Three Electronic Devices Could Be Approved for Hunting

| July 8, 2017

HARRISBURG, Pa. – The Pennsylvania Board of Game Commissioners recently gave preliminary approval to a measure that would make three additional electronic devices lawful to use while hunting.

If the measure is adopted, hunters would be able to use electronic decoys in hunting waterfowl; electronically heated scent or lure dispensers; and electronic devices that distribute ozone gas for scent-control purposes.

The measure is scheduled to be brought back to the September meeting for a final vote.

The board indicated it will consider adding electronic mourning-dove decoys to the list when it’s brought up for a final vote.

Electronic devices generally are prohibited for hunting use in Pennsylvania, but the Game Commission over the years has received requests to review several specific electronic devices, and has approved some of them for hunting use.

As part of the review process, the Game Commission evaluates to what degree a given device might negatively impact the principles of resource conservation, equal opportunity, fair chase and public safety.

In reviewing the devices that today were preliminarily approved for hunting use, the Game Commission identified no negative impacts that would result from their use.

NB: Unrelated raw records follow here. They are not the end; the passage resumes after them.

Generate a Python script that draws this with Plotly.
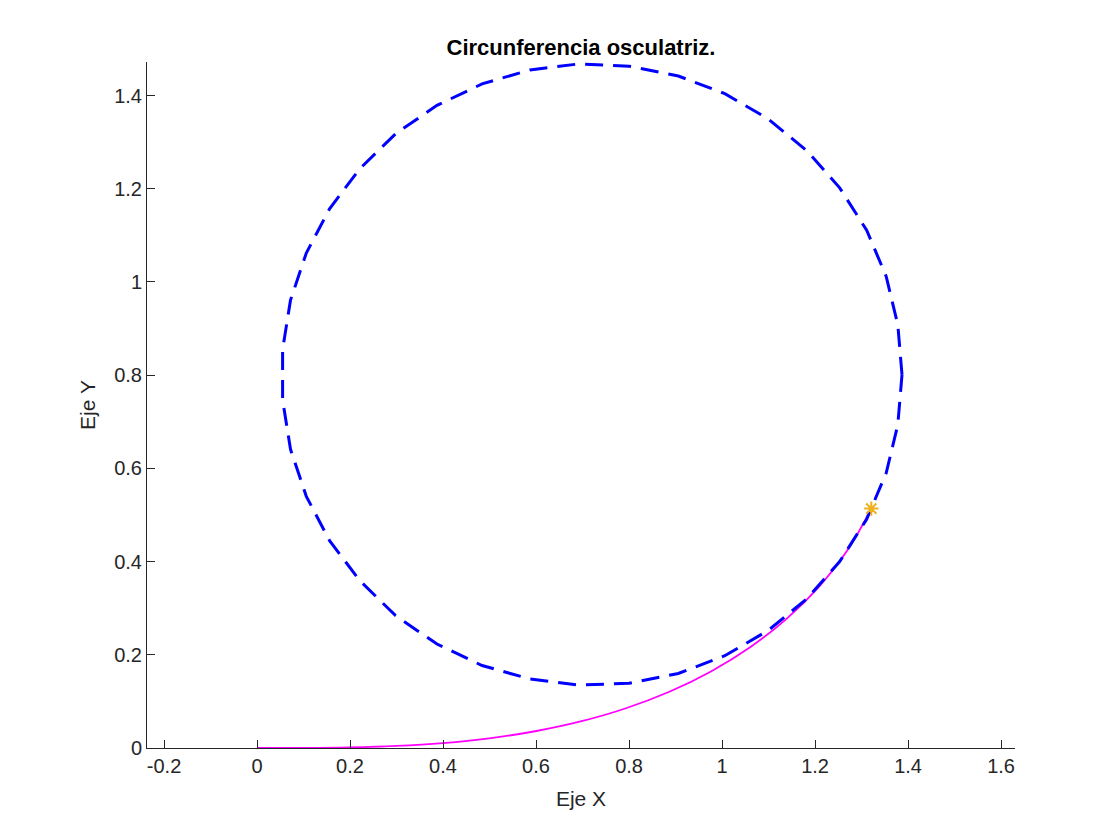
import plotly.graph_objects as go

# Magenta curve
curve_x = [0.0, 0.1, 0.19999, 0.29994, 0.39974, 0.49922, 0.59806, 0.69581, 0.79185,
           0.88535, 0.97529, 1.06041, 1.13927, 1.21019, 1.27139, 1.32096]
curve_y = [0.0, 0.000167, 0.001333, 0.004499, 0.010662, 0.020810, 0.035917, 0.056922,
           0.084711, 0.120084, 0.163714, 0.2161, 0.27751, 0.347911, 0.426903, 0.513652]

# Osculating circle vertices
circle_x = [1.387, 1.378, 1.353, 1.311, 1.253, 1.182, 1.099, 1.006, 0.906, 0.800,
            0.693, 0.587, 0.484, 0.387, 0.298, 0.221, 0.156, 0.106, 0.072, 0.055,
            0.055, 0.072, 0.106, 0.156, 0.221, 0.298, 0.387, 0.484, 0.587, 0.693,
            0.800, 0.906, 1.006, 1.099, 1.182, 1.253, 1.311, 1.353, 1.378, 1.387]
circle_y = [0.801, 0.908, 1.012, 1.111, 1.202, 1.282, 1.350, 1.404, 1.442, 1.463,
            1.468, 1.455, 1.425, 1.379, 1.318, 1.243, 1.157, 1.062, 0.961, 0.855,
            0.747, 0.641, 0.540, 0.445, 0.359, 0.284, 0.223, 0.177, 0.148, 0.135,
            0.139, 0.160, 0.198, 0.252, 0.320, 0.400, 0.491, 0.590, 0.694, 0.801]

# Point of tangency
point_x = [1.32096]
point_y = [0.513652]

x_ticks = [-0.2, 0, 0.2, 0.4, 0.6, 0.8, 1, 1.2, 1.4, 1.6]
x_ticklabels = ["-0.2", "0", "0.2", "0.4", "0.6", "0.8", "1", "1.2", "1.4", "1.6"]
y_ticks = [0, 0.2, 0.4, 0.6, 0.8, 1, 1.2, 1.4]
y_ticklabels = ["0", "0.2", "0.4", "0.6", "0.8", "1", "1.2", "1.4"]

FONT = "Liberation Sans, Arial, Helvetica, sans-serif"

fig = go.Figure()
fig.add_trace(go.Scatter(x=curve_x, y=curve_y, mode="lines",
                         line=dict(color="#FF00FF", width=1.8, shape="spline"),
                         showlegend=False, hoverinfo="skip"))
fig.add_trace(go.Scatter(x=circle_x, y=circle_y, mode="lines",
                         line=dict(color="#0000FF", width=3, dash="18px,10px"),
                         showlegend=False, hoverinfo="skip"))
fig.add_trace(go.Scatter(x=point_x, y=point_y, mode="markers",
                         marker=dict(symbol="asterisk-open", size=12, color="#EDB120",
                                     line=dict(color="#EDB120", width=2)),
                         showlegend=False, hoverinfo="skip"))

axis_common = dict(showgrid=False, zeroline=False, showline=True, linecolor="#262626",
                   linewidth=1, ticks="inside", ticklen=8, tickcolor="#262626",
                   tickfont=dict(family=FONT, size=20, color="#262626"),
                   mirror=False)

fig.update_layout(
    width=1120, height=840,
    margin=dict(l=139, r=113, t=54, b=100),
    paper_bgcolor="white", plot_bgcolor="white",
    title=dict(text="<b>Circunferencia osculatriz.</b>", x=(581 - 8) / 1120, xanchor="center",
               y=1 - 39 / 840, yanchor="middle",
               font=dict(family=FONT, size=22, color="black")),
    xaxis=dict(range=[-0.2366, 1.630], tickvals=x_ticks, ticktext=x_ticklabels,
               title=dict(text="Eje X", standoff=15,
                          font=dict(family=FONT, size=21, color="#262626")),
               **axis_common),
    yaxis=dict(range=[0, 1.472], tickvals=y_ticks, ticktext=y_ticklabels,
               title=dict(text="Eje Y", standoff=12,
                          font=dict(family=FONT, size=21, color="#262626")),
               **axis_common),
)

fig.write_html("out.html")
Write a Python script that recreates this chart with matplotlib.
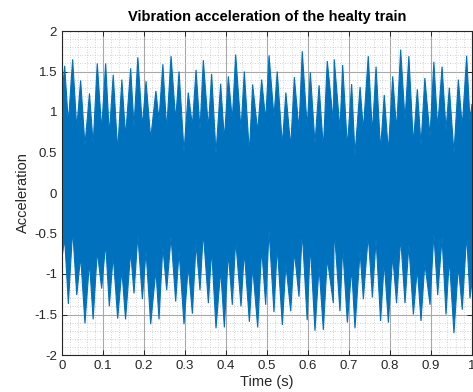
import numpy as np
import matplotlib
matplotlib.use('Agg')
import matplotlib.pyplot as plt
from matplotlib.ticker import MultipleLocator

plt.rcParams['font.family'] = ['Liberation Sans', 'DejaVu Sans']
plt.rcParams['axes.unicode_minus'] = False

# Picos positivos do sinal (tempo, amplitude)
t_up = [0.0065, 0.026, 0.0455, 0.067, 0.086, 0.1065, 0.125, 0.146, 0.1675, 0.185,
        0.205, 0.229, 0.246, 0.266, 0.2855, 0.308, 0.327, 0.3447, 0.365, 0.387,
        0.4057, 0.4236, 0.4447, 0.465, 0.487, 0.505, 0.525, 0.546, 0.5667, 0.586,
        0.6057, 0.627, 0.647, 0.664, 0.6846, 0.7065, 0.727, 0.747, 0.766, 0.786,
        0.8066, 0.826, 0.846, 0.8667, 0.885, 0.907, 0.927, 0.9447, 0.9667, 0.987]
peak_up = [1.57, 1.65, 1.39, 1.23, 1.60, 1.60, 1.46, 1.40, 1.54, 1.675,
           1.38, 1.26, 1.59, 1.69, 1.50, 1.24, 1.52, 1.64, 1.47, 1.35,
           1.44, 1.71, 1.50, 1.34, 1.40, 1.70, 1.50, 1.24, 1.43, 1.75,
           1.49, 1.33, 1.63, 1.65, 1.58, 1.345, 1.31, 1.69, 1.56, 1.21,
           1.44, 1.77, 1.69, 1.28, 1.42, 1.62, 1.56, 1.30, 1.40, 1.695]
# envelope inferior nos mesmos instantes
dip_lo = [-0.56, -0.45, -0.78, -0.85, -0.72, -0.62, -0.77, -0.95, -0.72, -0.52,
          -0.72, -0.95, -0.66, -0.54, -0.72, -0.90, -0.62, -0.48, -0.70, -0.95,
          -0.74, -0.58, -0.72, -0.91, -0.68, -0.46, -0.66, -0.88, -0.72, -0.48,
          -0.64, -0.91, -0.81, -0.44, -0.66, -0.93, -0.72, -0.52, -0.57, -0.85,
          -0.77, -0.55, -0.64, -0.93, -0.87, -0.50, -0.55, -0.81, -0.90, -0.51]

# Picos negativos do sinal
t_lo = [0.0155, 0.036, 0.056, 0.076, 0.0968, 0.1154, 0.1358, 0.155, 0.1756, 0.196,
        0.2163, 0.2366, 0.2553, 0.2773, 0.2976, 0.318, 0.3366, 0.357, 0.3756, 0.396,
        0.4154, 0.4366, 0.457, 0.4773, 0.4968, 0.517, 0.5374, 0.5578, 0.578, 0.598,
        0.617, 0.6374, 0.6618, 0.678, 0.696, 0.7146, 0.735, 0.757, 0.777, 0.796,
        0.816, 0.8366, 0.857, 0.8756, 0.8976, 0.9163, 0.9366, 0.956, 0.9763, 0.995]
peak_lo = [-1.37, -1.26, -1.61, -1.56, -1.18, -1.40, -1.55, -1.56, -1.24, -1.31,
           -1.62, -1.56, -1.20, -1.34, -1.62, -1.49, -1.20, -1.36, -1.67, -1.66,
           -1.38, -1.40, -1.59, -1.66, -1.38, -1.47, -1.63, -1.46, -1.28, -1.57,
           -1.70, -1.69, -1.36, -1.46, -1.60, -1.67, -1.31, -1.29, -1.58, -1.60,
           -1.36, -1.36, -1.50, -1.58, -1.38, -1.26, -1.50, -1.73, -1.44, -1.30]
# envelope superior nos mesmos instantes
dip_up = [0.86, 0.80, 0.59, 0.60, 0.78, 0.72, 0.52, 0.70, 0.82, 0.82,
          0.67, 0.90, 0.78, 0.90, 0.51, 0.83, 0.78, 0.80, 0.49, 0.66,
          0.90, 0.78, 0.49, 0.76, 0.90, 0.94, 0.59, 0.57, 0.78, 0.81,
          0.61, 0.55, 0.88, 0.78, 0.57, 0.47, 0.78, 0.74, 0.53, 0.51,
          0.78, 0.90, 0.61, 0.59, 0.70, 0.80, 0.78, 0.49, 0.82, 0.90]

# inicio e fim do registro
t_edge = [0.0, 1.0]
up_edge = [1.2, 1.1]
lo_edge = [-0.8, -1.1]

xticks = [0, 0.1, 0.2, 0.3, 0.4, 0.5, 0.6, 0.7, 0.8, 0.9, 1]
xtick_labels = ['0', '0.1', '0.2', '0.3', '0.4', '0.5', '0.6', '0.7', '0.8', '0.9', '1']
yticks = [-2, -1.5, -1, -0.5, 0, 0.5, 1, 1.5, 2]
ytick_labels = ['-2', '-1.5', '-1', '-0.5', '0', '0.5', '1', '1.5', '2']

# monta o contorno (envelope superior + inferior invertido)
tt = np.concatenate([t_edge[:1], t_up, t_lo, t_edge[1:]])
yy = np.concatenate([up_edge[:1], peak_up, dip_up, up_edge[1:]])
o = np.argsort(tt)
top_t, top_y = tt[o], yy[o]
tb = np.concatenate([t_edge[:1], t_lo, t_up, t_edge[1:]])
yb = np.concatenate([lo_edge[:1], peak_lo, dip_lo, lo_edge[1:]])
o = np.argsort(tb)
bot_t, bot_y = tb[o], yb[o]

fig = plt.figure(figsize=(4.73, 3.92), dpi=100)
ax = fig.add_axes([62 / 473, 37 / 392, 410 / 473, 324 / 392])

ax.fill(np.concatenate([top_t, bot_t[::-1]]), np.concatenate([top_y, bot_y[::-1]]),
        facecolor='#0072BD', edgecolor='#0072BD', linewidth=0.8, zorder=2)

ax.set_xlim(0, 1)
ax.set_ylim(-2, 2)
ax.set_xticks(xticks)
ax.set_xticklabels(xtick_labels)
ax.set_yticks(yticks)
ax.set_yticklabels(ytick_labels)
ax.xaxis.set_minor_locator(MultipleLocator(0.02))
ax.yaxis.set_minor_locator(MultipleLocator(0.1))
ax.set_axisbelow(True)
ax.grid(which='major', color='#a8a8a8', linewidth=0.8)
ax.grid(which='minor', color='#c4c4c4', linewidth=0.6, linestyle=(0, (1, 2)))

ax.tick_params(which='major', direction='in', length=3.5, width=0.7, colors='#262626',
               labelsize=9.5, top=True, right=True)
ax.tick_params(which='minor', length=0)
for s in ax.spines.values():
    s.set_color('#262626')
    s.set_linewidth(0.8)

ax.set_title('Vibration acceleration of the healty train', fontsize=10.5,
             fontweight='bold', pad=7)
ax.set_xlabel('Time (s)', fontsize=10.5, color='#262626', labelpad=2)
ax.set_ylabel('Acceleration', fontsize=10.5, color='#262626', labelpad=3)

fig.savefig('out.png', dpi=100)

Other electronic devices that are permitted for use while hunting or trapping in Pennsylvania are:

• Firearms that use an electronic impulse to initiate discharge of their ammunition;

• Electronic sound-amplification devices incorporated into hearing protection devices and completely contained within the hunters’ ear;

• Electronic devices used for locating dogs while training and hunting;

• Electronic illuminating devices affixed to the aft end of a bolt or arrow and used solely for locating or tracking a bolt or arrow after it is launched;

• Electronic crow decoys used solely for hunting crows;

• Electronic rangefinders, including handheld devices and those contained within a scope or archery sight, so long that it does not emit a beam.


Each year, the U.S. Fish and Wildlife Service (USFWS) allocates permits that allow licensed falconers in states throughout the Atlantic Flyway a chance to capture migrating Arctic peregrine falcons.

The Pennsylvania Board of Game Commissioners in 2015 adopted a measure that allows the state’s falconers to apply for any permits the USFWS allocates for Pennsylvania.

Pennsylvania issued its first permit last year, and thus far has accepted permit applications only from master-class falconers who reside in Pennsylvania. That limits the pool of applicants, and eventually could create a situation where there are more permits than people eligible to apply for them, especially if the allocation continues to rise.